Held: The claim was dismissed.
(1) It was common ground that in determining the question of adverse possession, there was a presumption that the owner of land with a paper title was in possession of the land. If a person did not have the benefit of that presumption, the burden was on him to show that he was in factual possession of the land with the requisite intention to possess. He had to show that he had an appropriate degree of physical control of the land, his possession was exclusive and he had dealt with the land as an occupying owner might have been expected to deal with it and no-one else had done so; whether a person had taken a sufficient degree of control was a matter of fact, depending on all the circumstances, in particular the nature of the land and the manner in which such land was commonly enjoyed. The person seeking to show possession had to show that he had an intention for the time being to possess the land to the exclusion of all other persons, including the owner with the paper title. The relevant intention need not be an intention to own. The intention to possess had to be manifested clearly so that it was apparent that the person now claiming possession was not merely a persistent trespasser. Equivocal acts would not demonstrate the necessary intention. In some cases, a person in possession might add to his own period of possession, the time when his predecessor was in possession; in particular where the predecessor relinquished possession to a person who then took possession: Powell v McFarlane (1979) 38 P&CR 452, JA Pye (Oxford) Ltd v Graham [2002] UKHL 30; [2002] 28 EG 129; [2003] 1 AC 419 and Food Convertors Ltd v Newell [2018] EWHC 926 (Ch); [2018] PLSCS 81 applied.
(2) Looking at the evidence in the round, the first defendant’s father began using the land by keeping horses and ponies on it at some point in the mid-1980s and that use extended to all three of the fields. In the light of those findings, the first defendant had to show that there was a twelve-year period before October 2003 in which he and/or his father had been in factual possession of the land with the necessary intention to possess. That had to be shown on the balance of probabilities but on the footing that actions which were equivocal did not amount to possession or to the demonstration of an intention to possess. Caution was required to be exercised before the court could be satisfied that the requisite elements had been established.
The court was satisfied that the first defendant had shown that from at the latest 1990 his father and subsequently he had sufficient physical control of the land to constitute factual possession and that they also had the necessary intention to possess the land against others including the claimant (and its predecessor) as paper title owner. Further, both the physical control and the intention continued until October 2003 and after. In those circumstances the claim to a title by adverse possession was made out with the consequence that the claim for an injunction against the first defendant failed.
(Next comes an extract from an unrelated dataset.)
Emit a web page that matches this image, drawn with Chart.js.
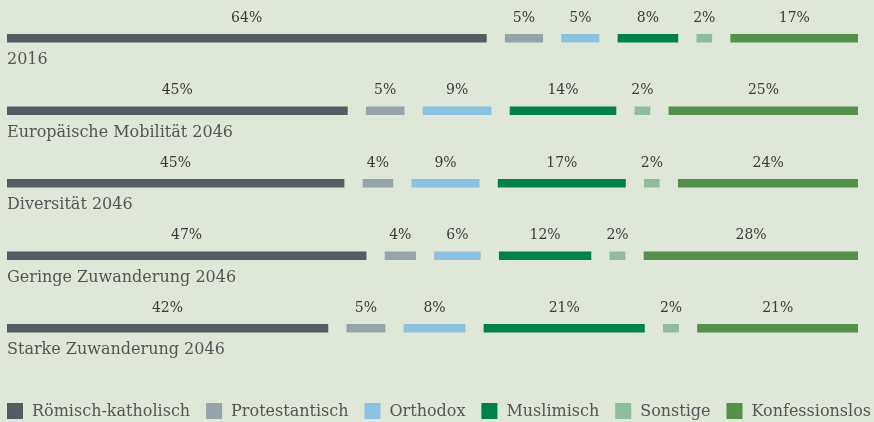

(3) There was no suggestion that either the claimant or its predecessor represented to the first defendant or his father that it regarded them as having any right to the land. In order to establish proprietary estoppel, the first defendant would have to show first, that he or his father acted to their detriment by incurring expenditure in relation to the land believing that they had an interest in the land. Next, he had to show that they so acted in circumstances where the claimant or its predecessor knew of that detrimental action and also knew that it was being undertaken in reliance on that belief. Finally, the circumstances had to be such that the failure of the claimant or the county council to intervene amounted to an acquiescence such as to make it unconscionable for the claimant now to rely on the first defendant’s absence of legal title. Although it was now academic, the first defendant had failed to establish proprietary estoppel.
The first defendant came to believe that he owned the land but there was nothing to indicate that the expenditure was incurred in reliance on that belief as opposed to an intention to possess. It had not been shown that the claimant or its predecessor were aware of the activities of the first defendant and his father let alone that they were incurring expenditure in reliance on a belief that they had rights in the land. In addition, the circumstances were not such that it would be unconscionable for the claimant to rely on its legal rights. There was no scope for a finding that there was a proprietary estoppel operating in the first defendant’s favour.
Andrew Lane (instructed by Milton Keynes Council Legal Services) appeared for the claimant; Timothy Jones (instructed by DFA Law LLP, of Northampton) appeared for the first defendant; The second defendant did not appear and was not represented.